Data rows |
***

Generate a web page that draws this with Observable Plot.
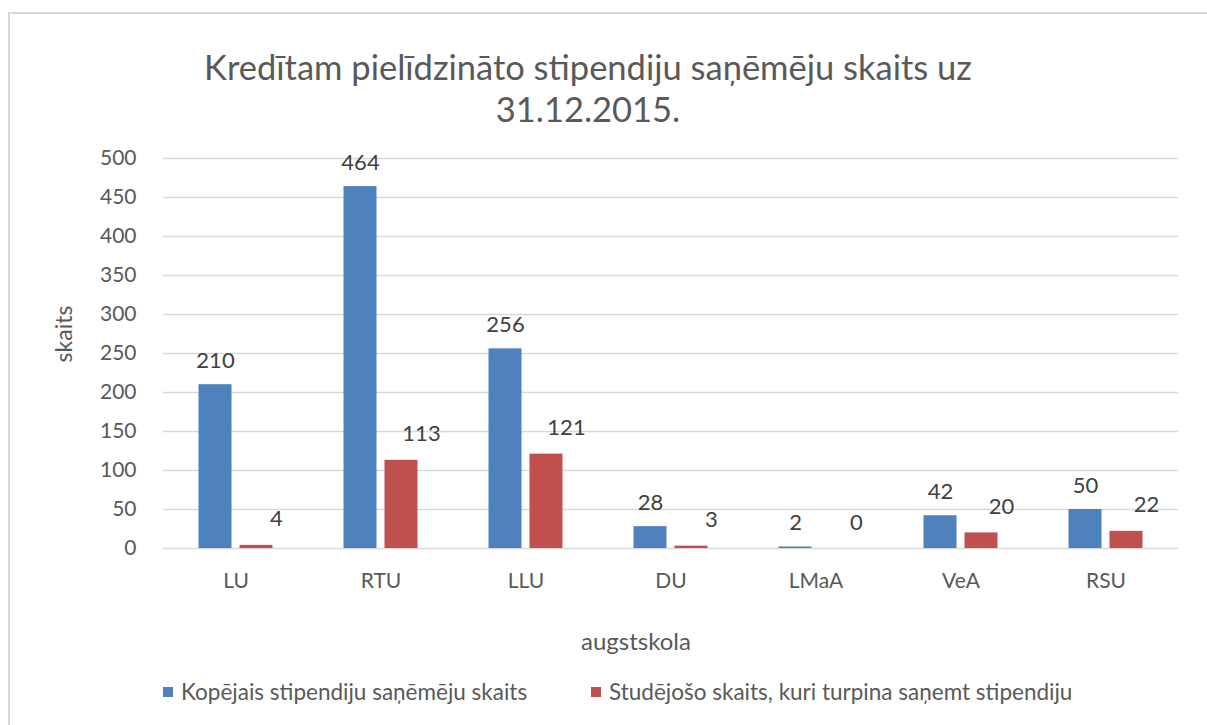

***

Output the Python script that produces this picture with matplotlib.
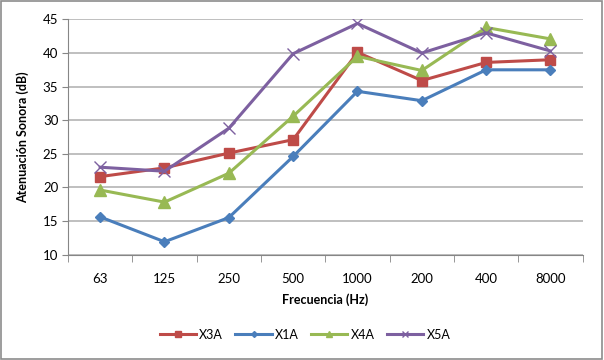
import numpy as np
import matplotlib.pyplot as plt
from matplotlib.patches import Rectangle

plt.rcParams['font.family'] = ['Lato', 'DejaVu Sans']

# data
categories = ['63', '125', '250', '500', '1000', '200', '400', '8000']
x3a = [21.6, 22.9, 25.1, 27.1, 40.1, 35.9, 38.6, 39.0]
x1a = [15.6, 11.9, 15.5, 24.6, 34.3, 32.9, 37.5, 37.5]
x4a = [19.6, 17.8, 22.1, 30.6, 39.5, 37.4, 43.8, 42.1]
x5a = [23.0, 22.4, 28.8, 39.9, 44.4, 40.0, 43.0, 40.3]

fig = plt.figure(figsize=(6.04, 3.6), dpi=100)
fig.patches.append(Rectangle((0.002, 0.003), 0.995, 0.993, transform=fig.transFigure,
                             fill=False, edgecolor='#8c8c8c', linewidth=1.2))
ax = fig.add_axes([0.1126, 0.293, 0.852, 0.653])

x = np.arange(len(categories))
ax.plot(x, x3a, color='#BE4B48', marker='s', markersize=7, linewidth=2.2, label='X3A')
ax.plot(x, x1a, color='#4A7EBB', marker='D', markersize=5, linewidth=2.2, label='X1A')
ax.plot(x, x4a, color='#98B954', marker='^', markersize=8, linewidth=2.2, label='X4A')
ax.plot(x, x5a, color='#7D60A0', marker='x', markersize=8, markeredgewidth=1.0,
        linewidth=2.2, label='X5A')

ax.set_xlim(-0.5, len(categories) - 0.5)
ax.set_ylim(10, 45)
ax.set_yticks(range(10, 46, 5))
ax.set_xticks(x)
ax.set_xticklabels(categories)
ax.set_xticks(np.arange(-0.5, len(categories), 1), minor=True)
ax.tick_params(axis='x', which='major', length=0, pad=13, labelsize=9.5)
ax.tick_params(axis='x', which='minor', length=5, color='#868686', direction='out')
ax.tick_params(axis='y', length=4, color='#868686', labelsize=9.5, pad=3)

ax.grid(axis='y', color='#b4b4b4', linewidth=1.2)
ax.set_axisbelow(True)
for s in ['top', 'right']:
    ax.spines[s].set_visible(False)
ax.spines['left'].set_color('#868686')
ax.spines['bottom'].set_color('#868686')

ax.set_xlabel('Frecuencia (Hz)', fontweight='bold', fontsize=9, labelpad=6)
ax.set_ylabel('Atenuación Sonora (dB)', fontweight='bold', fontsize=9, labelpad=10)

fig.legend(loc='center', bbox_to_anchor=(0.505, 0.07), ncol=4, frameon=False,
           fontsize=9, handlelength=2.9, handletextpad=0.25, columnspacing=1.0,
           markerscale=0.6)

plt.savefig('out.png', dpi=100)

***

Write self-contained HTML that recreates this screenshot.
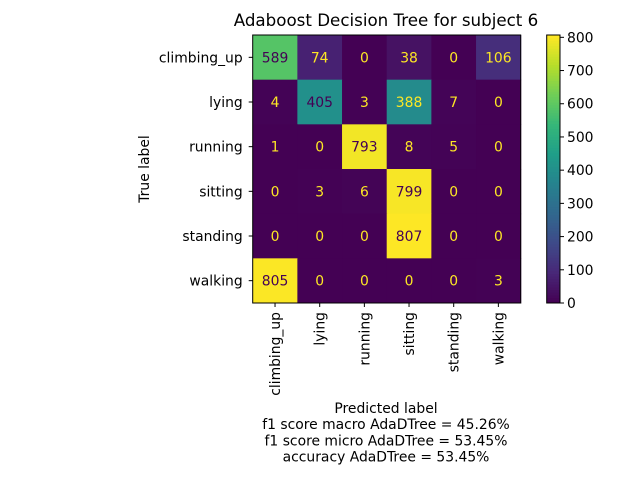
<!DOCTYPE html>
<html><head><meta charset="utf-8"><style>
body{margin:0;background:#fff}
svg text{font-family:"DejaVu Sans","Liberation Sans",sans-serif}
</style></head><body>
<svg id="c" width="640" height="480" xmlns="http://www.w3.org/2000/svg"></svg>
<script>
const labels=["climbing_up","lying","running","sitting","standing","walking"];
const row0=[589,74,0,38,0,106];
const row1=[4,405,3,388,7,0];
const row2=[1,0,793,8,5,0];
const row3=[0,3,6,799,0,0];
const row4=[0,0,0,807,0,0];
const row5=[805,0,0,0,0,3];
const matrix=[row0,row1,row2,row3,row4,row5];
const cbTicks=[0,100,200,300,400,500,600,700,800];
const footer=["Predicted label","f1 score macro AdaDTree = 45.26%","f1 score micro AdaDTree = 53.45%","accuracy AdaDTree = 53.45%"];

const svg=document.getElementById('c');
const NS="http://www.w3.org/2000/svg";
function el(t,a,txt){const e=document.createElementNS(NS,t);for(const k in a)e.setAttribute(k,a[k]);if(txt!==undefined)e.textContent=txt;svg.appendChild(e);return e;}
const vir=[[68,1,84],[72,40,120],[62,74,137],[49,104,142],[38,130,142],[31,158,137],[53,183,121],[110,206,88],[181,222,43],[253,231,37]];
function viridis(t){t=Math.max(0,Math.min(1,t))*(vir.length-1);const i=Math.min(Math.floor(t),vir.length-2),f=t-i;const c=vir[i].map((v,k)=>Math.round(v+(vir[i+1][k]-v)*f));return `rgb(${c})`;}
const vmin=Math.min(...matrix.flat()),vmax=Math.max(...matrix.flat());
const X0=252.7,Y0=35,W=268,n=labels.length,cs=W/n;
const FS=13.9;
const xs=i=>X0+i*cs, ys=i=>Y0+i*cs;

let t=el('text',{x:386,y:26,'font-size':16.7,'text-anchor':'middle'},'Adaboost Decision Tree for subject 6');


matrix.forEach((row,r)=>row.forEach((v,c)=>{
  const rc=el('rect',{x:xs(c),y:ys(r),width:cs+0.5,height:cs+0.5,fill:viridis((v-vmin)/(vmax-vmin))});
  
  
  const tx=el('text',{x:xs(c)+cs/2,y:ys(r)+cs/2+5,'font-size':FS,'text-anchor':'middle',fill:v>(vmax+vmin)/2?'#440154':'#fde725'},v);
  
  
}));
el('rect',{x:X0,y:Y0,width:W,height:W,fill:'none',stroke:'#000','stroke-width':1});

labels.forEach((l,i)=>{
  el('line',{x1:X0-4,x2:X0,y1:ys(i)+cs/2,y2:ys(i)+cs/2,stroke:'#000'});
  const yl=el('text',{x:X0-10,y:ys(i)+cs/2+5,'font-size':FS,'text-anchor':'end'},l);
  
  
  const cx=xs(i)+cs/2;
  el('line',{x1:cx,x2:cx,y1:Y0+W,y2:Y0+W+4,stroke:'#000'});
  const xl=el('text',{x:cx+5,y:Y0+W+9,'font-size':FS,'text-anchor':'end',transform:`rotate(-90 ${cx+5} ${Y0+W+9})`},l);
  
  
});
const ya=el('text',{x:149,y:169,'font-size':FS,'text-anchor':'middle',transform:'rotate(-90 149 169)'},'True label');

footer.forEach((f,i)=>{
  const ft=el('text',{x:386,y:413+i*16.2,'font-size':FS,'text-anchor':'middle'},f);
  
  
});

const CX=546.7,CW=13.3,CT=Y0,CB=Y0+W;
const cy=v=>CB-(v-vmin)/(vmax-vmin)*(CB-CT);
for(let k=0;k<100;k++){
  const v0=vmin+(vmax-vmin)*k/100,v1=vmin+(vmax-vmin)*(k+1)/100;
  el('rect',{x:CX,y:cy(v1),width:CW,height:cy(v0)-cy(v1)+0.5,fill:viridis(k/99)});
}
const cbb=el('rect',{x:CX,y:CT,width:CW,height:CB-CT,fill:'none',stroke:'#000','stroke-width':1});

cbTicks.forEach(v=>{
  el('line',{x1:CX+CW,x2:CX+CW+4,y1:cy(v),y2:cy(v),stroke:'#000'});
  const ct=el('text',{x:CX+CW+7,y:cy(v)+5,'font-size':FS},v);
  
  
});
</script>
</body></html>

***

Brief | Extract, from the listing above, every line where the string "this" occurs.

Exercise answer |
Generate a web page that draws this with Observable Plot.
Output the Python script that produces this picture with matplotlib.
Write self-contained HTML that recreates this screenshot.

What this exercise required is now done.